§ **Required task**: Repeat every entry word for word, skipping the pictures.

§ **The records**:
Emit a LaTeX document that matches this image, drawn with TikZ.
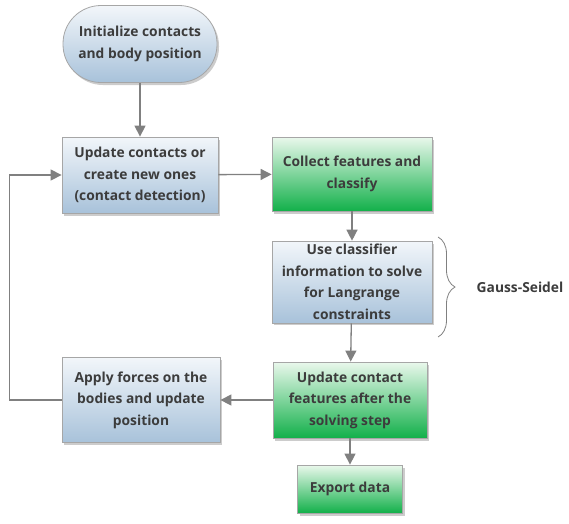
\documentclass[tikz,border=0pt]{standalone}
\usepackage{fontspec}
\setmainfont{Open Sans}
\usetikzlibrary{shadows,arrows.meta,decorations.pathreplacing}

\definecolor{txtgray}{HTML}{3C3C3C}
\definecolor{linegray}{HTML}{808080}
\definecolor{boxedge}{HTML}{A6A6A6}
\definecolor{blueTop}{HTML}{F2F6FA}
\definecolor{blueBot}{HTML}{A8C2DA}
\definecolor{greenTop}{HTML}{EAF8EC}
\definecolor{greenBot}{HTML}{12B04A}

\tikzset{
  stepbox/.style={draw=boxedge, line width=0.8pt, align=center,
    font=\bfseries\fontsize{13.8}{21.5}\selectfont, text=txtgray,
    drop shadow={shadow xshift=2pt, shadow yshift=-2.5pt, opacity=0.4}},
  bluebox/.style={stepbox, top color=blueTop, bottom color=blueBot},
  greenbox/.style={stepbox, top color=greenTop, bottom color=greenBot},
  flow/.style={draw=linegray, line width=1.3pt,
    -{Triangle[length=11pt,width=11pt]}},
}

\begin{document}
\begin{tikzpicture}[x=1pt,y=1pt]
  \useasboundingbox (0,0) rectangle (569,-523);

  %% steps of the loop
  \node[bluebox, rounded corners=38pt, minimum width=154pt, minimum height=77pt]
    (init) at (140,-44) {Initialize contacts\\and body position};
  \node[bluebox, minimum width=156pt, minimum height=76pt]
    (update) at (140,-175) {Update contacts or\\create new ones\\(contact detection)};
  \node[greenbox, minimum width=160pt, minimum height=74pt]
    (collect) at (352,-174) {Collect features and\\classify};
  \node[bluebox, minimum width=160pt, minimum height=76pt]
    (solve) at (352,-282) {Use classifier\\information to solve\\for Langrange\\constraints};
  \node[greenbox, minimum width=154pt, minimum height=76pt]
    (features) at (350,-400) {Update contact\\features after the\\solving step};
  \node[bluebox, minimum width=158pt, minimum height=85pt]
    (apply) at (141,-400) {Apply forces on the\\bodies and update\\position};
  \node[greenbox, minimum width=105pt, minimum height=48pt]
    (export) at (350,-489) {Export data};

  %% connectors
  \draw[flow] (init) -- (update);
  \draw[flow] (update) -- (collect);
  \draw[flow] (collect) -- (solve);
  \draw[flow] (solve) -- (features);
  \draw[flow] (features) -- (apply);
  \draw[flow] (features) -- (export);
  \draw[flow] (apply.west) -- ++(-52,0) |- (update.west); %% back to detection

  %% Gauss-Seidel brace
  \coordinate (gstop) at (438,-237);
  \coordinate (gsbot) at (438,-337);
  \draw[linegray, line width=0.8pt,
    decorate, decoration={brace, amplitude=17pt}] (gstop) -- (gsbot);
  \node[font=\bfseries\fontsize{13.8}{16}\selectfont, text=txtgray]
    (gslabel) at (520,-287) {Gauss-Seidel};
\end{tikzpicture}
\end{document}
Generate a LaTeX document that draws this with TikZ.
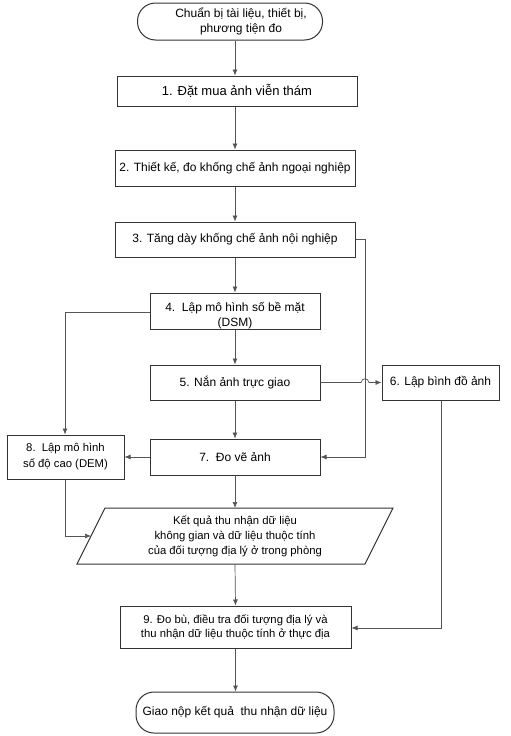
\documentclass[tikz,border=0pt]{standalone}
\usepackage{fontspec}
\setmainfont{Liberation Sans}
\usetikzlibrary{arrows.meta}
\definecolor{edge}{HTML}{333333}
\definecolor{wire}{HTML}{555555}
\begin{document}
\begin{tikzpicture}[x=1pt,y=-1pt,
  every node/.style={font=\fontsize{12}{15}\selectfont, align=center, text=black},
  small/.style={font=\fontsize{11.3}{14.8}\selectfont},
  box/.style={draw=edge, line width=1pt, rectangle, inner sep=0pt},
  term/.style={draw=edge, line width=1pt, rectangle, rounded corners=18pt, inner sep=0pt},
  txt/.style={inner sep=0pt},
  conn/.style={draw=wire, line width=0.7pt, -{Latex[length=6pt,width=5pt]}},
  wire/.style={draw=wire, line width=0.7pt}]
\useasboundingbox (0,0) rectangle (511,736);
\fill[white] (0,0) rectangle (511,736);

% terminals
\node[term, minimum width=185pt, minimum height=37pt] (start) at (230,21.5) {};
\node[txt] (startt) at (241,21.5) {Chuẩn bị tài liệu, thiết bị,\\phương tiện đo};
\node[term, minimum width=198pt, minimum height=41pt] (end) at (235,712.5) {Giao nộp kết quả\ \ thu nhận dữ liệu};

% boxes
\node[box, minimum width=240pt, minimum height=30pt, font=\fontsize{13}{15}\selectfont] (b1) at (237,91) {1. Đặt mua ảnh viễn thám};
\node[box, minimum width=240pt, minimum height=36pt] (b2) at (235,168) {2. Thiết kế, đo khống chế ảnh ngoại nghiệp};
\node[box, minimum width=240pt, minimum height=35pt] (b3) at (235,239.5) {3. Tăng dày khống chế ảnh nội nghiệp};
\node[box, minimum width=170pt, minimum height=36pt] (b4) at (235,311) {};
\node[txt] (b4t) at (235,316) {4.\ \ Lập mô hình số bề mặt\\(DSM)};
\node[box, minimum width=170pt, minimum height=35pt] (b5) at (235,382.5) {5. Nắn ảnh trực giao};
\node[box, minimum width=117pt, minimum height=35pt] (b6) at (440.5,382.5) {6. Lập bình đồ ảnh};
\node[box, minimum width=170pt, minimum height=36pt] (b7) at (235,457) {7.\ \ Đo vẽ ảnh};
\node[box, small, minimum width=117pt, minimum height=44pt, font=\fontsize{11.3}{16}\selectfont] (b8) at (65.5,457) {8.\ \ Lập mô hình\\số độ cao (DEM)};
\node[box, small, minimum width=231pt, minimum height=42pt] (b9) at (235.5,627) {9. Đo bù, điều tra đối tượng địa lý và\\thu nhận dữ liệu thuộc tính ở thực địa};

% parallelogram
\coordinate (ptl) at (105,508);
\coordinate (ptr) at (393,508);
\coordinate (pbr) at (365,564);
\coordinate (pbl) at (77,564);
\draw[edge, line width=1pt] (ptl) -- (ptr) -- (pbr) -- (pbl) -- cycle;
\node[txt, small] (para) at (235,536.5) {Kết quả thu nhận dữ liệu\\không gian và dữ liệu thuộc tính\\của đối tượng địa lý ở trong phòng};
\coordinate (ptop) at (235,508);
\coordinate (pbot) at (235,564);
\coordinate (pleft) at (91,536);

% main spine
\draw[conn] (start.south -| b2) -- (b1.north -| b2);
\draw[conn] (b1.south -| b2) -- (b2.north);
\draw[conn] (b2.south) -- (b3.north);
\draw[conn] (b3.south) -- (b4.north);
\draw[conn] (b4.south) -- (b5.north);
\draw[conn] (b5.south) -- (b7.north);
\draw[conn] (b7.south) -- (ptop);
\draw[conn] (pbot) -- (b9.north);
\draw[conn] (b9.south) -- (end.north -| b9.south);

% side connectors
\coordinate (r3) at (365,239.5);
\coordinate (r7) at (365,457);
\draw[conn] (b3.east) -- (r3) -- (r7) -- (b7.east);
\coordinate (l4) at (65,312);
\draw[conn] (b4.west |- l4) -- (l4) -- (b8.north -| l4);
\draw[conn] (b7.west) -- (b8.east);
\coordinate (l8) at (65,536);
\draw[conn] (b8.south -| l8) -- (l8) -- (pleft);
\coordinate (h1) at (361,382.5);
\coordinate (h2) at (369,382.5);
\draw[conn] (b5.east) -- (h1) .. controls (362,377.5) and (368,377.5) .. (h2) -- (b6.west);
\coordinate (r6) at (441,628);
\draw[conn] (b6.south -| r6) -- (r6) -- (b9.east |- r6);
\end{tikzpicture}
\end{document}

§ **Output for this task**:
Emit a LaTeX document that matches this image, drawn with TikZ.
\documentclass[tikz,border=0pt]{standalone}
\usepackage{fontspec}
\setmainfont{Open Sans}
\usetikzlibrary{shadows,arrows.meta,decorations.pathreplacing}

\definecolor{txtgray}{HTML}{3C3C3C}
\definecolor{linegray}{HTML}{808080}
\definecolor{boxedge}{HTML}{A6A6A6}
\definecolor{blueTop}{HTML}{F2F6FA}
\definecolor{blueBot}{HTML}{A8C2DA}
\definecolor{greenTop}{HTML}{EAF8EC}
\definecolor{greenBot}{HTML}{12B04A}

\tikzset{
  stepbox/.style={draw=boxedge, line width=0.8pt, align=center,
    font=\bfseries\fontsize{13.8}{21.5}\selectfont, text=txtgray,
    drop shadow={shadow xshift=2pt, shadow yshift=-2.5pt, opacity=0.4}},
  bluebox/.style={stepbox, top color=blueTop, bottom color=blueBot},
  greenbox/.style={stepbox, top color=greenTop, bottom color=greenBot},
  flow/.style={draw=linegray, line width=1.3pt,
    -{Triangle[length=11pt,width=11pt]}},
}

\begin{document}
\begin{tikzpicture}[x=1pt,y=1pt]
  \useasboundingbox (0,0) rectangle (569,-523);

  %% steps of the loop
  \node[bluebox, rounded corners=38pt, minimum width=154pt, minimum height=77pt]
    (init) at (140,-44) {Initialize contacts\\and body position};
  \node[bluebox, minimum width=156pt, minimum height=76pt]
    (update) at (140,-175) {Update contacts or\\create new ones\\(contact detection)};
  \node[greenbox, minimum width=160pt, minimum height=74pt]
    (collect) at (352,-174) {Collect features and\\classify};
  \node[bluebox, minimum width=160pt, minimum height=76pt]
    (solve) at (352,-282) {Use classifier\\information to solve\\for Langrange\\constraints};
  \node[greenbox, minimum width=154pt, minimum height=76pt]
    (features) at (350,-400) {Update contact\\features after the\\solving step};
  \node[bluebox, minimum width=158pt, minimum height=85pt]
    (apply) at (141,-400) {Apply forces on the\\bodies and update\\position};
  \node[greenbox, minimum width=105pt, minimum height=48pt]
    (export) at (350,-489) {Export data};

  %% connectors
  \draw[flow] (init) -- (update);
  \draw[flow] (update) -- (collect);
  \draw[flow] (collect) -- (solve);
  \draw[flow] (solve) -- (features);
  \draw[flow] (features) -- (apply);
  \draw[flow] (features) -- (export);
  \draw[flow] (apply.west) -- ++(-52,0) |- (update.west); %% back to detection

  %% Gauss-Seidel brace
  \coordinate (gstop) at (438,-237);
  \coordinate (gsbot) at (438,-337);
  \draw[linegray, line width=0.8pt,
    decorate, decoration={brace, amplitude=17pt}] (gstop) -- (gsbot);
  \node[font=\bfseries\fontsize{13.8}{16}\selectfont, text=txtgray]
    (gslabel) at (520,-287) {Gauss-Seidel};
\end{tikzpicture}
\end{document}
Generate a LaTeX document that draws this with TikZ.
\documentclass[tikz,border=0pt]{standalone}
\usepackage{fontspec}
\setmainfont{Liberation Sans}
\usetikzlibrary{arrows.meta}
\definecolor{edge}{HTML}{333333}
\definecolor{wire}{HTML}{555555}
\begin{document}
\begin{tikzpicture}[x=1pt,y=-1pt,
  every node/.style={font=\fontsize{12}{15}\selectfont, align=center, text=black},
  small/.style={font=\fontsize{11.3}{14.8}\selectfont},
  box/.style={draw=edge, line width=1pt, rectangle, inner sep=0pt},
  term/.style={draw=edge, line width=1pt, rectangle, rounded corners=18pt, inner sep=0pt},
  txt/.style={inner sep=0pt},
  conn/.style={draw=wire, line width=0.7pt, -{Latex[length=6pt,width=5pt]}},
  wire/.style={draw=wire, line width=0.7pt}]
\useasboundingbox (0,0) rectangle (511,736);
\fill[white] (0,0) rectangle (511,736);

% terminals
\node[term, minimum width=185pt, minimum height=37pt] (start) at (230,21.5) {};
\node[txt] (startt) at (241,21.5) {Chuẩn bị tài liệu, thiết bị,\\phương tiện đo};
\node[term, minimum width=198pt, minimum height=41pt] (end) at (235,712.5) {Giao nộp kết quả\ \ thu nhận dữ liệu};

% boxes
\node[box, minimum width=240pt, minimum height=30pt, font=\fontsize{13}{15}\selectfont] (b1) at (237,91) {1. Đặt mua ảnh viễn thám};
\node[box, minimum width=240pt, minimum height=36pt] (b2) at (235,168) {2. Thiết kế, đo khống chế ảnh ngoại nghiệp};
\node[box, minimum width=240pt, minimum height=35pt] (b3) at (235,239.5) {3. Tăng dày khống chế ảnh nội nghiệp};
\node[box, minimum width=170pt, minimum height=36pt] (b4) at (235,311) {};
\node[txt] (b4t) at (235,316) {4.\ \ Lập mô hình số bề mặt\\(DSM)};
\node[box, minimum width=170pt, minimum height=35pt] (b5) at (235,382.5) {5. Nắn ảnh trực giao};
\node[box, minimum width=117pt, minimum height=35pt] (b6) at (440.5,382.5) {6. Lập bình đồ ảnh};
\node[box, minimum width=170pt, minimum height=36pt] (b7) at (235,457) {7.\ \ Đo vẽ ảnh};
\node[box, small, minimum width=117pt, minimum height=44pt, font=\fontsize{11.3}{16}\selectfont] (b8) at (65.5,457) {8.\ \ Lập mô hình\\số độ cao (DEM)};
\node[box, small, minimum width=231pt, minimum height=42pt] (b9) at (235.5,627) {9. Đo bù, điều tra đối tượng địa lý và\\thu nhận dữ liệu thuộc tính ở thực địa};

% parallelogram
\coordinate (ptl) at (105,508);
\coordinate (ptr) at (393,508);
\coordinate (pbr) at (365,564);
\coordinate (pbl) at (77,564);
\draw[edge, line width=1pt] (ptl) -- (ptr) -- (pbr) -- (pbl) -- cycle;
\node[txt, small] (para) at (235,536.5) {Kết quả thu nhận dữ liệu\\không gian và dữ liệu thuộc tính\\của đối tượng địa lý ở trong phòng};
\coordinate (ptop) at (235,508);
\coordinate (pbot) at (235,564);
\coordinate (pleft) at (91,536);

% main spine
\draw[conn] (start.south -| b2) -- (b1.north -| b2);
\draw[conn] (b1.south -| b2) -- (b2.north);
\draw[conn] (b2.south) -- (b3.north);
\draw[conn] (b3.south) -- (b4.north);
\draw[conn] (b4.south) -- (b5.north);
\draw[conn] (b5.south) -- (b7.north);
\draw[conn] (b7.south) -- (ptop);
\draw[conn] (pbot) -- (b9.north);
\draw[conn] (b9.south) -- (end.north -| b9.south);

% side connectors
\coordinate (r3) at (365,239.5);
\coordinate (r7) at (365,457);
\draw[conn] (b3.east) -- (r3) -- (r7) -- (b7.east);
\coordinate (l4) at (65,312);
\draw[conn] (b4.west |- l4) -- (l4) -- (b8.north -| l4);
\draw[conn] (b7.west) -- (b8.east);
\coordinate (l8) at (65,536);
\draw[conn] (b8.south -| l8) -- (l8) -- (pleft);
\coordinate (h1) at (361,382.5);
\coordinate (h2) at (369,382.5);
\draw[conn] (b5.east) -- (h1) .. controls (362,377.5) and (368,377.5) .. (h2) -- (b6.west);
\coordinate (r6) at (441,628);
\draw[conn] (b6.south -| r6) -- (r6) -- (b9.east |- r6);
\end{tikzpicture}
\end{document}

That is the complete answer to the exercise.